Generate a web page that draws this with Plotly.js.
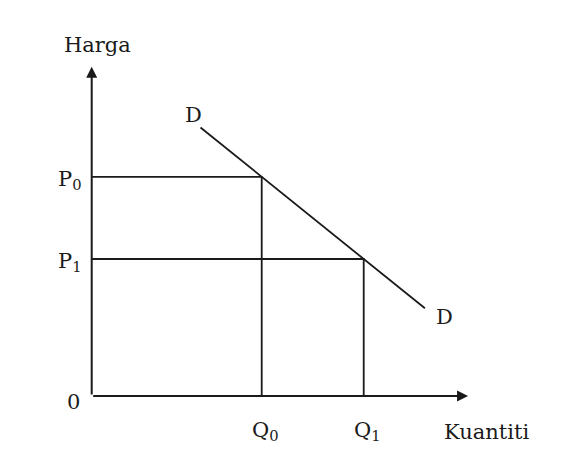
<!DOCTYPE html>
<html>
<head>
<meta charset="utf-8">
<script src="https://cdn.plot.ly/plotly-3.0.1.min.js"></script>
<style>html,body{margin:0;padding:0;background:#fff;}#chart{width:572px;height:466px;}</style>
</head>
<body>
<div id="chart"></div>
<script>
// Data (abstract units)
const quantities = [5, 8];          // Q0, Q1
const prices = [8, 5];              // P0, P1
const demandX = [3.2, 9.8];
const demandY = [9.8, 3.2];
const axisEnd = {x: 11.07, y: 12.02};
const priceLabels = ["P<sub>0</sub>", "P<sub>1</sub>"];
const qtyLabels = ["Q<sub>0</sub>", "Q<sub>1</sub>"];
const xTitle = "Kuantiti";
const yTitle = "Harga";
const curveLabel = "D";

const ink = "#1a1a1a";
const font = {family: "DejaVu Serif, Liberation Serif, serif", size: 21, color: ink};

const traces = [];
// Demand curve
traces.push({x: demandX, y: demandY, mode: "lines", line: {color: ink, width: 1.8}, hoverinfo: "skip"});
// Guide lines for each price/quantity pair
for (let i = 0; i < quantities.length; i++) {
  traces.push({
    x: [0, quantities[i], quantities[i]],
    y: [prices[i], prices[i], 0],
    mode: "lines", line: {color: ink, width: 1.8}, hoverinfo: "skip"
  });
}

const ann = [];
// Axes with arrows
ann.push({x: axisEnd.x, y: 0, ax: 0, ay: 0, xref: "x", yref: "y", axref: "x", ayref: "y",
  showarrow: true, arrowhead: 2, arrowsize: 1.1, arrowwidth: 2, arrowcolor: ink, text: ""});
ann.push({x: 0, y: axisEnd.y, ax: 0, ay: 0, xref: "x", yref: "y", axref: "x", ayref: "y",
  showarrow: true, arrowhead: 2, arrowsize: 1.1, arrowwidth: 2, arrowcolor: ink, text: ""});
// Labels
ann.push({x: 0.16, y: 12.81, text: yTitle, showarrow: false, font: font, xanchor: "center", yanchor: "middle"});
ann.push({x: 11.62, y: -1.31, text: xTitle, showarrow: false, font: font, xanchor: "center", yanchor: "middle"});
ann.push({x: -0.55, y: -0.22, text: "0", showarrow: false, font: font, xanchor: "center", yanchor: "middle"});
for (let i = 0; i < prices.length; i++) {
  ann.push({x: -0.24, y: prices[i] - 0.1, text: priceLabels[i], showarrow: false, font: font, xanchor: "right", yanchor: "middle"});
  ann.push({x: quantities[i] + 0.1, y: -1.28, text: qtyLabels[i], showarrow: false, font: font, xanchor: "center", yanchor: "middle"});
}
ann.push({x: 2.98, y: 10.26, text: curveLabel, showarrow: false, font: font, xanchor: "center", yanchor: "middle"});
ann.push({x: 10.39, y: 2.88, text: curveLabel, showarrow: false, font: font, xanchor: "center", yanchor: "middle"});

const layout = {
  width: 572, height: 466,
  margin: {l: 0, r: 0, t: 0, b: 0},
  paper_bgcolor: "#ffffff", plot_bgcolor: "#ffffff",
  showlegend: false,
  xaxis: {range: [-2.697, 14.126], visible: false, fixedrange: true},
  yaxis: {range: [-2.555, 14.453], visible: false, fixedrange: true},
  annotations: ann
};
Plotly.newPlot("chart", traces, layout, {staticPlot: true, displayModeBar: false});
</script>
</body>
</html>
● ● ● ●
OBJECTIVE>
Repeat verbatim all the material, but not the pictures.

REPLY TO THE TASK>
Generate a web page that draws this with Plotly.js.
<!DOCTYPE html>
<html>
<head>
<meta charset="utf-8">
<script src="https://cdn.plot.ly/plotly-3.0.1.min.js"></script>
<style>html,body{margin:0;padding:0;background:#fff;}#chart{width:572px;height:466px;}</style>
</head>
<body>
<div id="chart"></div>
<script>
// Data (abstract units)
const quantities = [5, 8];          // Q0, Q1
const prices = [8, 5];              // P0, P1
const demandX = [3.2, 9.8];
const demandY = [9.8, 3.2];
const axisEnd = {x: 11.07, y: 12.02};
const priceLabels = ["P<sub>0</sub>", "P<sub>1</sub>"];
const qtyLabels = ["Q<sub>0</sub>", "Q<sub>1</sub>"];
const xTitle = "Kuantiti";
const yTitle = "Harga";
const curveLabel = "D";

const ink = "#1a1a1a";
const font = {family: "DejaVu Serif, Liberation Serif, serif", size: 21, color: ink};

const traces = [];
// Demand curve
traces.push({x: demandX, y: demandY, mode: "lines", line: {color: ink, width: 1.8}, hoverinfo: "skip"});
// Guide lines for each price/quantity pair
for (let i = 0; i < quantities.length; i++) {
  traces.push({
    x: [0, quantities[i], quantities[i]],
    y: [prices[i], prices[i], 0],
    mode: "lines", line: {color: ink, width: 1.8}, hoverinfo: "skip"
  });
}

const ann = [];
// Axes with arrows
ann.push({x: axisEnd.x, y: 0, ax: 0, ay: 0, xref: "x", yref: "y", axref: "x", ayref: "y",
  showarrow: true, arrowhead: 2, arrowsize: 1.1, arrowwidth: 2, arrowcolor: ink, text: ""});
ann.push({x: 0, y: axisEnd.y, ax: 0, ay: 0, xref: "x", yref: "y", axref: "x", ayref: "y",
  showarrow: true, arrowhead: 2, arrowsize: 1.1, arrowwidth: 2, arrowcolor: ink, text: ""});
// Labels
ann.push({x: 0.16, y: 12.81, text: yTitle, showarrow: false, font: font, xanchor: "center", yanchor: "middle"});
ann.push({x: 11.62, y: -1.31, text: xTitle, showarrow: false, font: font, xanchor: "center", yanchor: "middle"});
ann.push({x: -0.55, y: -0.22, text: "0", showarrow: false, font: font, xanchor: "center", yanchor: "middle"});
for (let i = 0; i < prices.length; i++) {
  ann.push({x: -0.24, y: prices[i] - 0.1, text: priceLabels[i], showarrow: false, font: font, xanchor: "right", yanchor: "middle"});
  ann.push({x: quantities[i] + 0.1, y: -1.28, text: qtyLabels[i], showarrow: false, font: font, xanchor: "center", yanchor: "middle"});
}
ann.push({x: 2.98, y: 10.26, text: curveLabel, showarrow: false, font: font, xanchor: "center", yanchor: "middle"});
ann.push({x: 10.39, y: 2.88, text: curveLabel, showarrow: false, font: font, xanchor: "center", yanchor: "middle"});

const layout = {
  width: 572, height: 466,
  margin: {l: 0, r: 0, t: 0, b: 0},
  paper_bgcolor: "#ffffff", plot_bgcolor: "#ffffff",
  showlegend: false,
  xaxis: {range: [-2.697, 14.126], visible: false, fixedrange: true},
  yaxis: {range: [-2.555, 14.453], visible: false, fixedrange: true},
  annotations: ann
};
Plotly.newPlot("chart", traces, layout, {staticPlot: true, displayModeBar: false});
</script>
</body>
</html>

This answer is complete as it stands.